The law, taking effect in 120 days, will allow conditional dismissal of disorderly persons or petty disorderly person offenses for eligible defendants in limited circumstances — similar to pretrial intervention in Superior Court.

It remedies what proponents have called a fundamental unfairness: that Superior Court criminal defendants could have their cases diverted from prosecution while municipal court defendants generally could not.

Municipal courts could until now only downgrade statutory charges to ordinance violations — a practice discouraged by the Attorney General’s Office and prohibited by some county prosecutors — or drop charges after a term of community service.

“It gives you another tool to move the docket [and] to try to get people on the right path,” says Senate sponsor Nicholas Scutari, D-Union, who is also Linden’s municipal prosecutor.

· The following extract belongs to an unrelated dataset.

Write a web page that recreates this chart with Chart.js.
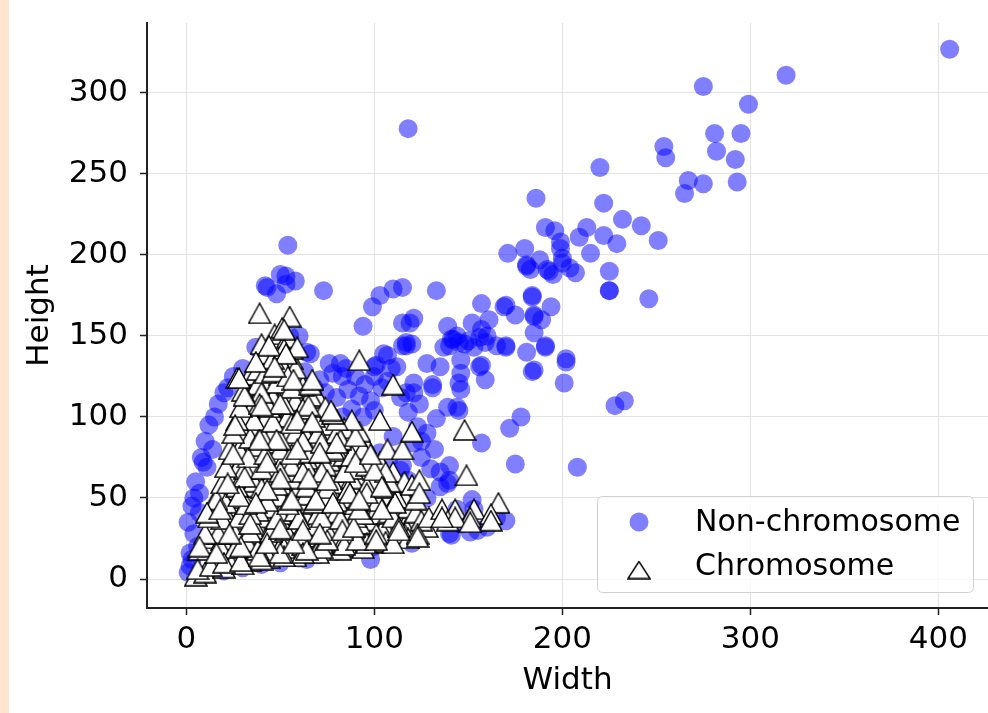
<!DOCTYPE html>
<html>
<head>
<meta charset="utf-8">
<script src="https://cdn.jsdelivr.net/npm/chart.js@4.4.1/dist/chart.umd.min.js"></script>
<style>
  html, body { margin: 0; padding: 0; background: #fff; }
  #wrap { position: relative; width: 988px; height: 713px; }
</style>
</head>
<body>
<div id="wrap"><canvas id="chart" width="988" height="713"></canvas></div>
<script>
// width / height pairs
const nonChromosomePoints = [
  // upper right, sparse
  [406, 327], [319, 311], [275, 304], [299, 293], [281, 275], [295, 275], [282, 264], [292, 259],
  [293, 245], [254, 267], [255, 260], [267, 246], [265, 238], [275, 244], [220, 254], [186, 235],
  [222, 232], [232, 222], [242, 218], [251, 209], [209, 211], [213, 217], [222, 212], [229, 207],
  [215, 201], [191, 217], [196, 215], [199, 208], [199, 204], [180, 204], [171, 201], [181, 193],
  [188, 197], [193, 190], [200, 195], [204, 192], [207, 189], [225, 190], [225, 178], [225, 178],
  [246, 173], [184, 175], [194, 168], [170, 169], [175, 163], [185, 162], [189, 160], [185, 152],
  [170, 144], [181, 140], [191, 144], [191, 143], [202, 136], [202, 134], [201, 121], [228, 107],
  [233, 110], [208, 69], [183, 191], [192, 191], [195, 188], [200, 198], [181, 194], [118, 278],
  // middle
  [133, 178], [157, 170], [169, 168], [184, 174], [185, 163], [161, 160], [157, 154], [152, 158],
  [139, 156], [121, 161], [115, 158], [141, 148], [145, 146], [156, 149], [159, 146], [165, 144],
  [170, 143], [137, 143], [117, 146], [128, 133], [135, 131], [146, 135], [145, 121], [157, 132],
  [159, 123], [121, 121], [131, 120], [115, 180], [185, 129], [184, 128], [142, 148], [148, 145],
  [150, 147], [153, 143], [144, 150], [160, 150], [105, 139], [117, 144], [112, 131], [101, 132],
  [140, 144], [146, 127], [156, 131], [146, 117], [131, 118], [121, 115], [114, 112], [124, 108],
  [118, 103], [139, 106], [145, 104], [133, 99], [178, 100], [172, 93], [157, 84], [175, 71],
  [140, 61], [135, 57], [152, 49], [170, 36], [141, 27], [151, 29], [98, 12], [128, 90],
  [73, 178], [43, 180], [48, 176], [53, 182], [103, 175], [110, 179], [99, 168], [94, 156],
  [119, 158], [120, 145], [115, 144], [107, 138], [109, 130], [100, 131], [107, 122], [117, 115],
  [144, 106], [123, 94], [121, 84], [110, 88], [103, 78], [114, 67], [118, 61], [139, 59],
  [144, 43], [146, 34], [153, 43], [140, 28], [64, 12], [60, 20], [54, 206], [42, 181],
  [50, 188], [53, 187], [58, 184],
  // behind the triangles
  [71, 123], [76, 133], [82, 133], [78, 127], [85, 130], [90, 125], [95, 120], [74, 115],
  [80, 112], [86, 117], [92, 113], [98, 110], [88, 105], [94, 100], [100, 104], [83, 100],
  [104, 118], [100, 125], [66, 139], [83, 125], [63, 128], [68, 118], [100, 70], [108, 75],
  [115, 70], [125, 75], [130, 68], [120, 55], [128, 50], [110, 58], [100, 60], [135, 66],
  [140, 70], [132, 80], [125, 85], [22, 118], [25, 125], [30, 130], [35, 122], [45, 125],
  [55, 128], [50, 115], [60, 112], [40, 140], [48, 147], [55, 150], [60, 150], [64, 140],
  [37, 143],
  // left and bottom edge
  [20, 115], [14, 80], [11, 69], [7, 53], [7, 41], [4, 28], [2, 16], [2, 8],
  [12, 95], [10, 85], [8, 75], [5, 60], [3, 45], [1, 35], [6, 20], [15, 100],
  [17, 108], [9, 72], [4, 50], [1, 4], [3, 12], [10, 3], [20, 5], [30, 7],
  [40, 9], [50, 10], [60, 13], [70, 15], [80, 17], [90, 19], [100, 20], [110, 22],
  [120, 22], [160, 32], [165, 38], [155, 30]
];

const chromosomePoints = [
  // interior rows
  [12, 22], [22, 18], [34, 17], [46, 19], [58, 20], [68, 21], [80, 22],
  [16, 12], [26, 13], [36, 14], [46, 15], [56, 17], [66, 18], [76, 20], [88, 20], [100, 22],
  [24, 9], [34, 11], [44, 13], [58, 14], [70, 16], [82, 18], [94, 19],
  [14, 30], [28, 27], [40, 28], [56, 28], [66, 26], [78, 27], [95, 30], [108, 29],
  [10, 25], [19, 24], [32, 23], [44, 25], [52, 24], [61, 24], [72, 23], [86, 26], [98, 26], [114, 27],
  [18, 20], [26, 19], [38, 18], [52, 19], [62, 21], [72, 22], [84, 24], [96, 24], [106, 26],
  [16, 36], [26, 37], [42, 38], [54, 36], [64, 38], [76, 36], [86, 39], [97, 36], [118, 37],
  [13, 33], [21, 32], [37, 31], [46, 33], [57, 33], [68, 33], [80, 34], [92, 34], [105, 33], [117, 31], [128, 32],
  [17, 28], [25, 30], [34, 29], [45, 29], [53, 30], [60, 27], [75, 30], [88, 28], [104, 30], [116, 28],
  [14, 46], [24, 45], [46, 44], [62, 46], [74, 44], [84, 46], [98, 45], [118, 44],
  [15, 40], [21, 40], [30, 41], [38, 42], [50, 40], [58, 42], [70, 40], [80, 41], [90, 38], [100, 40], [108, 41], [122, 41],
  [19, 37], [28, 38], [34, 40], [48, 37], [60, 37], [72, 38], [82, 37], [94, 40], [110, 38], [125, 36],
  [20, 55], [34, 57], [52, 55], [60, 57], [70, 56], [82, 58], [92, 58], [112, 55],
  [18, 51], [28, 50], [40, 50], [50, 51], [64, 52], [74, 50], [86, 50], [98, 51], [106, 50], [116, 51],
  [21, 47], [32, 46], [43, 48], [54, 46], [68, 47], [80, 48], [90, 46], [102, 48], [112, 50], [122, 49],
  [26, 66], [38, 64], [46, 67], [58, 66], [70, 68], [80, 66], [95, 64], [110, 66],
  [24, 61], [36, 60], [44, 61], [56, 62], [68, 61], [78, 59], [88, 62], [100, 61], [116, 60],
  [27, 57], [40, 56], [48, 58], [64, 57], [75, 56], [86, 55], [96, 57], [108, 60], [120, 58],
  [30, 74], [36, 78], [52, 74], [64, 74], [76, 73], [84, 76], [103, 72],
  [28, 70], [34, 70], [44, 69], [56, 70], [64, 69], [74, 70], [88, 68], [96, 70], [106, 66],
  [31, 68], [40, 68], [50, 66], [62, 66], [72, 66], [84, 66], [100, 67],
  [28, 86], [44, 84], [54, 88], [66, 86], [74, 88], [86, 86], [95, 84],
  [28, 80], [38, 82], [50, 80], [62, 79], [68, 82], [80, 79], [90, 80],
  [33, 75], [42, 77], [56, 77], [66, 78], [78, 80], [88, 76], [94, 80],
  [32, 96], [40, 94], [50, 96], [62, 92], [74, 95], [84, 93],
  [30, 91], [36, 90], [46, 91], [58, 90], [70, 90], [80, 90], [92, 91],
  [34, 87], [40, 89], [50, 86], [62, 85], [72, 84], [82, 86], [90, 88],
  [34, 104], [46, 102], [56, 106], [70, 108],
  [30, 101], [42, 99], [54, 100], [64, 101], [74, 102], [88, 98],
  [36, 98], [46, 97], [56, 96], [68, 100], [80, 98],
  [36, 116], [44, 118], [52, 114], [62, 116], [70, 112],
  [34, 111], [46, 112], [58, 110], [66, 113],
  [36, 108], [44, 106], [52, 108], [62, 105], [74, 106],
  [34, 126], [42, 122], [50, 126], [38, 120], [48, 121], [62, 119],
  [40, 115], [56, 118], [66, 120],
  [44, 133], [56, 136], [38, 129], [52, 130], [58, 130],
  [42, 127], [46, 128], [54, 125],
  [42, 139], [49, 141], [56, 142], [48, 147], [47, 151], [54, 149],
  [46, 136], [52, 142], [40, 145],
  // left edge and bottom row
  [5, 2], [7, 18], [10, 28], [12, 38], [16, 49], [19, 59], [21, 69], [23, 80],
  [25, 90], [27, 98], [29, 106], [10, 4], [20, 7], [30, 9], [40, 12], [52, 14],
  [62, 16], [72, 19], [84, 21], [96, 22], [106, 23], [118, 25],
  // visible on top
  [6, 6], [13, 8], [20, 10], [29, 11], [39, 14], [50, 16], [64, 18], [110, 22],
  [7, 20], [16, 16], [29, 20], [43, 22], [57, 22], [75, 24], [91, 24],
  [11, 41], [18, 43], [34, 34], [23, 28], [50, 31], [62, 30], [71, 28], [83, 30],
  [89, 32], [101, 28], [113, 32], [123, 28], [123, 26], [113, 30], [101, 24],
  [129, 38], [136, 43], [143, 43], [153, 43], [166, 47], [162, 40], [151, 38], [139, 36],
  [143, 38], [162, 36], [136, 38], [151, 35],
  [31, 63], [50, 62], [65, 62], [75, 61], [105, 56], [124, 61], [124, 53], [87, 53],
  [96, 53], [43, 55], [28, 51], [37, 47], [56, 49], [69, 49], [78, 47], [111, 47],
  [104, 43], [92, 43], [22, 59], [92, 49], [104, 57],
  [48, 86], [39, 86], [80, 84], [107, 80], [115, 80], [25, 77], [59, 80], [71, 78],
  [90, 72], [98, 77], [43, 72], [149, 64], [120, 91], [148, 92],
  [39, 108], [50, 108], [65, 107], [78, 102], [103, 98], [59, 98], [26, 95], [67, 97],
  [27, 124], [57, 123], [67, 123], [30, 116], [110, 120], [31, 113], [40, 107], [77, 104],
  [44, 144], [59, 143], [53, 139], [92, 135], [37, 134], [47, 131], [28, 124],
  [39, 164], [55, 162], [51, 155], [52, 154]
];

const seriesLabels = ['Non-chromosome', 'Chromosome'];
const xTickValues = [0, 100, 200, 300, 400];
const yTickValues = [0, 50, 100, 150, 200, 250, 300];

const FONT = '"DejaVu Sans", "Liberation Sans", sans-serif';
const CIRCLE_COLOR = 'rgba(0, 0, 255, 0.5)';

// matplotlib-like '^' marker: box-centred isosceles triangle
function makeTriangle(w, h) {
  const c = document.createElement('canvas');
  c.width = w; c.height = h;
  const g = c.getContext('2d');
  g.beginPath();
  g.moveTo(w / 2, 1);
  g.lineTo(1, h - 1);
  g.lineTo(w - 1, h - 1);
  g.closePath();
  g.fillStyle = '#ffffff';
  g.fill();
  g.lineWidth = 1.4;
  g.strokeStyle = '#000000';
  g.stroke();
  return c;
}
const triangleMarker = makeTriangle(24, 22);
const legendTriangle = makeTriangle(24, 19);

const bgPlugin = {
  id: 'bgPlugin',
  beforeDraw(chart) {
    const { ctx, width, height } = chart;
    ctx.save();
    ctx.fillStyle = '#ffffff';
    ctx.fillRect(0, 0, width, height);
    ctx.fillStyle = '#fde6cd';
    ctx.fillRect(0, 0, 9, height);
    ctx.restore();
  }
};

const boxLegend = {
  id: 'boxLegend',
  afterDraw(chart) {
    const { ctx } = chart;
    const ds = chart.data.datasets;
    ctx.save();
    ctx.beginPath();
    ctx.roundRect(597.5, 496.5, 376, 96, 5);
    ctx.fillStyle = 'rgba(255,255,255,0.8)';
    ctx.fill();
    ctx.strokeStyle = '#d0d0d0';
    ctx.lineWidth = 1;
    ctx.stroke();

    ctx.beginPath();
    ctx.arc(639, 522, 9.5, 0, Math.PI * 2);
    ctx.fillStyle = CIRCLE_COLOR;
    ctx.fill();
    ctx.drawImage(legendTriangle, 639 - 12, 570 - 9.5);

    ctx.fillStyle = '#000';
    ctx.font = '30px ' + FONT;
    ctx.textBaseline = 'alphabetic';
    ctx.textAlign = 'left';
    ctx.fillText(ds[0].label, 695, 531);
    ctx.fillText(ds[1].label, 695, 575);
    ctx.restore();
  }
};

const ctx = document.getElementById('chart').getContext('2d');
new Chart(ctx, {
  type: 'scatter',
  data: {
    datasets: [
      {
        label: seriesLabels[0],
        data: nonChromosomePoints.map(([x, y]) => ({ x, y })),
        pointStyle: 'circle',
        pointRadius: 9.5,
        pointBorderWidth: 0,
        backgroundColor: CIRCLE_COLOR,
        borderColor: 'rgba(0,0,0,0)',
        order: 2
      },
      {
        label: seriesLabels[1],
        data: chromosomePoints.map(([x, y]) => ({ x, y })),
        pointStyle: triangleMarker,
        pointRadius: 11,
        order: 1
      }
    ]
  },
  options: {
    responsive: false,
    animation: false,
    layout: { autoPadding: false, padding: { top: 23, right: 0, left: 0, bottom: 0 } },
    plugins: {
      legend: { display: false },
      tooltip: { enabled: false }
    },
    scales: {
      x: {
        type: 'linear',
        min: -20.9,
        max: 426.4,
        afterBuildTicks: (s) => { s.ticks = xTickValues.map((v) => ({ value: v })); },
        afterFit: (s) => { s.height = 105; s.paddingLeft = 0; s.paddingRight = 0; },
        grid: { color: '#e3e3e3', lineWidth: 1, tickLength: 7, tickWidth: 1.5, tickColor: '#222' },
        border: { color: '#222', width: 2 },
        ticks: { color: '#000', font: { family: FONT, size: 31 }, padding: 6, maxRotation: 0 },
        title: { display: true, text: 'Width', color: '#000', font: { family: FONT, size: 31 }, padding: { top: 0, bottom: 13 } }
      },
      y: {
        type: 'linear',
        min: -17.9,
        max: 343.2,
        afterBuildTicks: (s) => { s.ticks = yTickValues.map((v) => ({ value: v })); },
        afterFit: (s) => { s.width = 147; s.paddingTop = 0; s.paddingBottom = 0; },
        grid: { color: '#e3e3e3', lineWidth: 1, tickLength: 7, tickWidth: 1.5, tickColor: '#222' },
        border: { color: '#222', width: 2 },
        ticks: { color: '#000', font: { family: FONT, size: 31 }, padding: 12 },
        title: { display: true, text: 'Height', color: '#000', font: { family: FONT, size: 31 }, padding: { top: 21, bottom: 0 } }
      }
    }
  },
  plugins: [bgPlugin, boxLegend]
});
</script>
</body>
</html>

“Lawyers know about the bill,” he adds. “They’ve been looking for it.”

The bill, A-2598/S-2588, allows eligible participants to enter the program following a guilty plea or finding of guilt but before entry of conviction and must serve a year of probation and pay restitution, court costs, fines and other mandatory or discretionary assessments.

Successful completion of the program won’t be deemed a prior conviction for purposes of future prosecution.

The court must consider other eligibility factors, including the nature of the offense, the defendant’s background and the victim’s wishes.

Excluded from the program are defendants charged with gang activity; official breach of public trust; domestic violence; offenses against the elderly, the disabled or minors; intoxicated driving; and animal cruelty.

Participation is allowed only once and would foreclose eligibility for other diversionary programs. Likewise, prior participation in another diversionary program would render a defendant ineligible for conditional dismissal.

For example, defendants charged with drug-related disorderly persons offenses are excluded because they are eligible for conditional discharge — a separate program — if they have no prior convictions in any jurisdiction.

Any application approved over the municipal prosecutor’s objection will be stayed for 10 days, allowing for appeal to the Superior Court.

Participants must pay a $75 program fee, to be deposited in a judiciary fund. Fees and other assessments may be waived or payment plans implemented for indigent defendants.

The judiciary, which lent its support to the legislation, will incur a onetime cost to update its computer system to accept the new fee — estimated at $348,000. Ongoing intake and monitoring costs will be offset by the fees.

“We have no specific concerns at this time, but we know that any brand-new program needs to be monitored very carefully,” says judiciary spokeswoman Winnie Comfort. “We expect to identify any problems that arise and be prepared to address them quickly.”

An earlier iteration of the bill, which sought to impose a $500 application fee and called for raising the $75 fee for existing diversionary programs to $350, was conditionally vetoed by Christie last November. He supported the legislation in principle, calling it “forward thinking,” but demanded a $75 fee instead.

Lawmakers adopted Christie’s changes and reintroduced the legislation, which progressed with no known opposition inside or outside the Legislature.

An Assembly cosponsor, Jon Bramnick, R-Union, says: “Everybody in the municipal court practice knew this was extremely important.”

Bramnick, of Bramnick, Rodriguez, Mitterhoff, Grabas & Woodruff in Scotch Plains, points out that a minor conviction can affect a defendant’s ability to apply for professional licensure in the future.

“I’ve represented these people,” says Bramnick. “This was really a loophole in the law.”

Jon-Henry Barr, president of the New Jersey State Municipal Prosecutors Association, says municipal prosecutors are “overwhelmingly pleased.”

He adds that lawyers must be aware that entry into the program does depend on a guilty plea, which could be problematic for undocumented immigrants or resident aliens.

Harlan York, who heads a Newark immigration law firm, concurs that a guilty plea, even absent a judgment of conviction, could prove problematic.

Authorities “will typically consider it a conviction for immigration purposes … if the person says, ‘I committed the act,’” York says.